Popular Amenities and Attractions in Alabama
Alabama has warm temperatures for most of the year, with averages ranging between 28°F and 93°F. The state provides plenty of outdoor activity through its network of parks, including Gulf State Park which encompasses 6,500 acres along the Gulf of Mexico. The park has 27 miles of trails, three freshwater lakes, 2.5 miles of beaches, fishing, and campgrounds, lakeside cabins, and cottages for people who want to spend the night.
Alabama honors our men and women in service by maintaining the USS Alabama Battleship Memorial Park. Visitors can check out the USS Alabama battleship and the USS Drum submarine. Both vessels sailed the seas during WWII to protect our nation, and the legacy of their voyages is relayed through educational tours and school field trips.
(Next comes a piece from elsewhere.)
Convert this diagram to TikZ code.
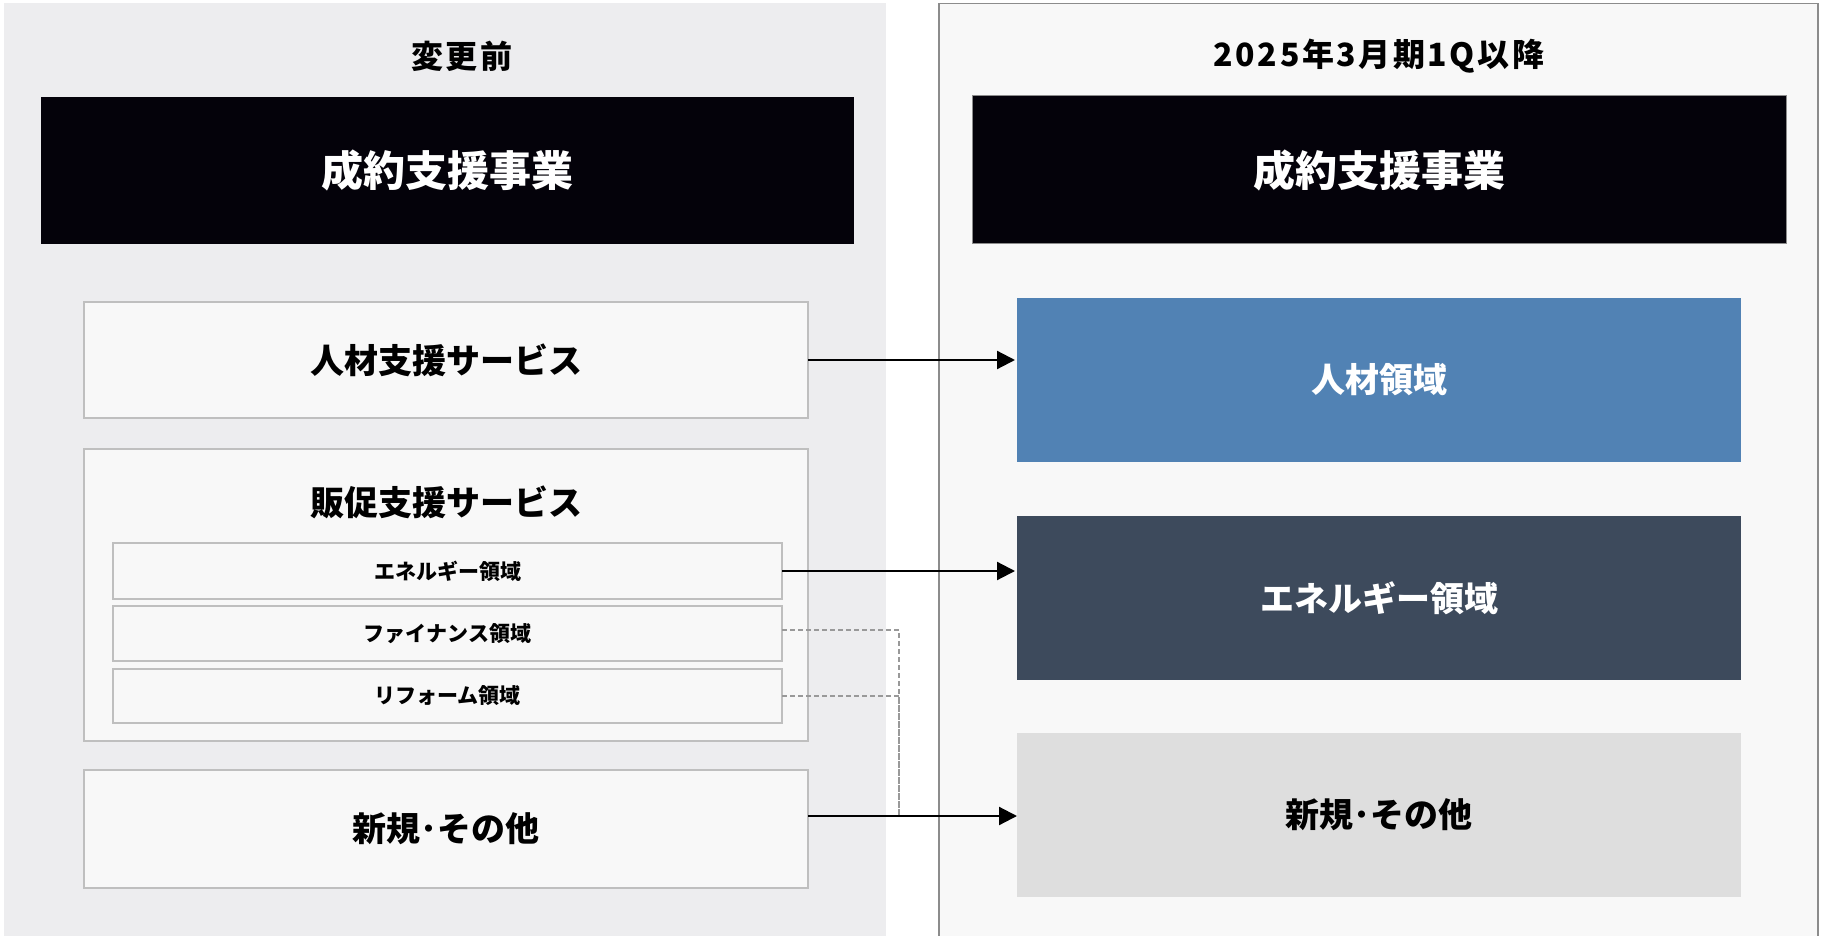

The park also offers overnight stays to give guests a better feel of life in the Navy. The Medal of Honor Aircraft Pavilion has over 28 aircraft that took to the skies during WWII and the Korean and Vietnam Wars, and Army One, a retired helicopter used to transport the president. Visitors can learn all about the people who flew these planes and their missions.
The summers might get hot in the Heart of Dixie, but the people are nice and welcoming-even their southern twang is pleasant. Housing and living costs are low in Alabama, and there's plenty of open space for more residents to enjoy.